Re: [css-background] Add the *-x/y longhands to appropriate properties?

On Sat, Apr 19, 2014 at 2:24 PM, Brad Kemper <brad.kemper@gmail.com> wrote:
> On Apr 18, 2014, at 3:31 PM, Tab Atkins Jr. wrote:
>> Yes, the use-case is when, for whatever reason (watermarking?) you
>> want the image to show up at the top of the element, but also at the
>> "start" of the text, whichever that is.  So you'd do
>> "background-position: top start;".
>
> That still isn't a "whatever axis is vertical" situation. That's just bi-di if the vertical is also the block direction, since 'top' (being a vertical value) means the 'start' must refer to the horizontal, not necessarily the inline direction. Your example was:
>
>> Where "start" means "in the start direction of whatever axis is vertical".
>
>
> So, sometimes start could be vertical, and sometimes horizontal. But as near as I can tell, you would never not care which axis 'start' was assigned to.

I think you're misunderstanding me, because this is the opposite of
what I said.  It's the start direction in the vertical axis - by
"whatever axis is vertical" I meant "whatever logical axis is vertical
- block or inline".  It's relying on the convenient fact (cited as a
pro when we finally made the decision on logical-axis names) that we
can say "start" as a shorthand for "block-start and/or inline-start"
in cases where the axis is irrelevant or unambiguous.
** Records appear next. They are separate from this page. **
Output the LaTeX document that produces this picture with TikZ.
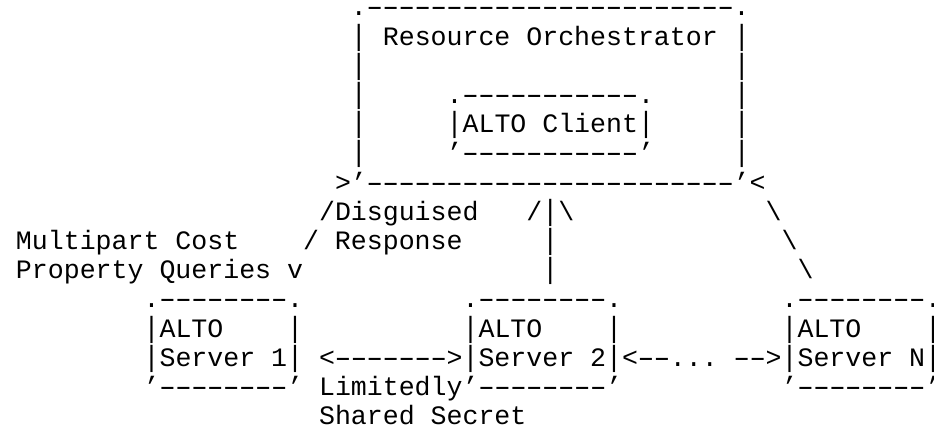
\documentclass[tikz,border=0pt]{standalone}
\usepackage{fontspec}
\usepackage{graphicx}
\setmonofont{Liberation Mono}
% one long hyphen per cell, a bar that fills the line
\newcommand\hy{\makebox[0.6em][c]{\scalebox{1.65}[1]{-}}}
\newcommand\dashrun[1]{\foreach \k in {1,...,#1}{\hy}}
\newcommand\vb{\scalebox{1}[1.1]{|}}
\begin{document}
\begin{tikzpicture}[x=15.95pt,y=-29.2pt,
    glyphs/.style={anchor=base west,inner sep=0pt,outer sep=0pt,
      font=\ttfamily\fontsize{26.58pt}{29.2pt}\selectfont}]
  \fill[white] (-16pt,-13.4pt) rectangle (918pt,-445.4pt);
  \useasboundingbox (-16pt,-13.4pt) rectangle (918pt,-445.4pt);
  % resource orchestrator
  \node[glyphs] (orchTop) at (21,1) {.\dashrun{23}.};
  \foreach \r in {2,...,6}{
    \node[glyphs] (orchL\r) at (21,\r) {\vb};
    \node[glyphs] (orchR\r) at (45,\r) {\vb};
  }
  \node[glyphs] (orchName) at (23,2) {Resource Orchestrator};
  \node[glyphs] (orchBot) at (20,7) {>’\dashrun{23}’<};
  % alto client
  \node[glyphs] (clientTop) at (27,4) {.\dashrun{11}.};
  \node[glyphs] (client) at (27,5) {\vb ALTO Client\vb};
  \node[glyphs] (clientBot) at (27,6) {’\dashrun{11}’};
  % queries
  \node[glyphs] (disguised) at (19,8) {/Disguised};
  \node[glyphs] (upTwo) at (32,8) {/\vb\textbackslash};
  \node[glyphs] (diagA) at (47,8) {\textbackslash};
  \node[glyphs] (multipart) at (0,9) {Multipart Cost};
  \node[glyphs] (response) at (18,9) {/ Response};
  \node[glyphs] (barA) at (33,9) {\vb};
  \node[glyphs] (diagB) at (48,9) {\textbackslash};
  \node[glyphs] (property) at (0,10) {Property Queries v};
  \node[glyphs] (barB) at (33,10) {\vb};
  \node[glyphs] (diagC) at (49,10) {\textbackslash};
  % alto servers
  \foreach \c/\s in {8/One,28/Two,48/N}{
    \node[glyphs] (srv\s Top) at (\c,11) {.\dashrun{8}.};
    \node[glyphs] (srv\s Alto) at (\c,12) {\vb ALTO};
    \node[glyphs] (srv\s Side) at (\c+9,12) {\vb};
    \node[glyphs] (srv\s Bot) at (\c,14) {’\dashrun{8}’};
  }
  \node[glyphs] (srvOne) at (8,13) {\vb Server 1\vb};
  \node[glyphs] (srvTwo) at (19,13) {<\dashrun{7}>\vb Server 2\vb<\dashrun{2}...};
  \node[glyphs] (srvN) at (45,13) {\dashrun{2}>\vb Server N\vb};
  \node[glyphs] (limitedly) at (19,14) {Limitedly};
  \node[glyphs] (secret) at (19,15) {Shared Secret};
\end{tikzpicture}
\end{document}
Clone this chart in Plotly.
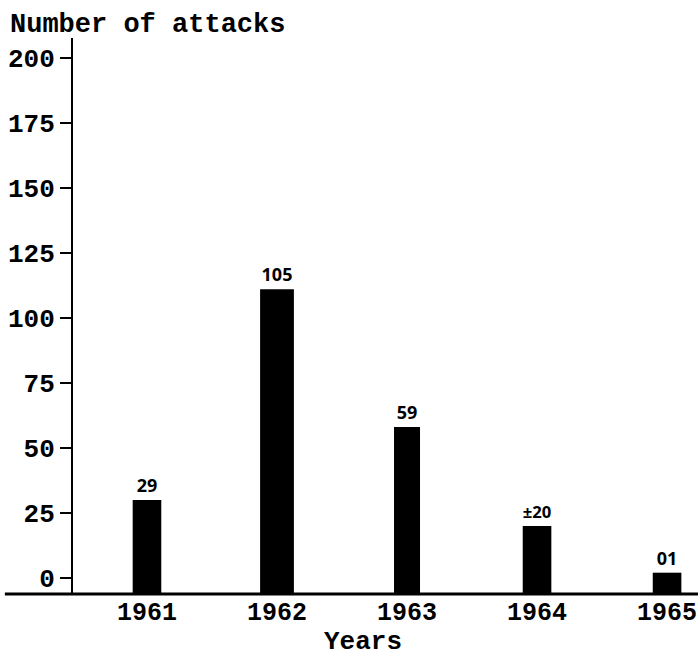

> On the other hand, maybe that's not a problem. Even though an author would never need to write 'bg-pos: left start' (aside from dealing with bi-di vertical text, I guess, if such a thing exists), perhaps there is no harm in letting it decompose into 'bg-pos-x: left; bg-pos-y: start;'.

No, there's at least some reason to do it, and it's nothing to do with
bidi vertical text.  (Such a thing does exist, btw.)

> Except, that would also mean 'bg-pos-inline: left; bg-pos-block: start;' then. Does that mean in vertical text that 'bg-pos-inline: left', and therefore 'bg-pos-x: left;' is invalid?

No, the *-inline/block properties would only take logical keywords.
The physical keywords don't have that convenient axis-agnostic form,
and anyway, you only *need* one of the two property pairs to support
mixtures.  (That is, since the physical properties allow mixing
physical and logical keywords, we don't need to allow the logical
properties to do the same, as it doesn't add anything.)

> Or are 'bg-pos-inline' and 'bg-pos-y' not quite aliases of each other? Do you maintain them as separate properties, so that 'bg-pos-inline: left' is invalid but 'bg-pos-x: left;' is still valid?

The physical and logical properties are aliases of each other, but
*which* ones alias what is dependent on 'direction' and
'writing-mode'.  In practice, this means that you first run cascade
for the wm-determining properties, then run cascade for everything
else.  (We already do something equivalent to this in WK/Blink.  FF
does something different, but which has identical effects I think.)

> Is this described anywhere?

In this thread right now, because we're proposing this behavior.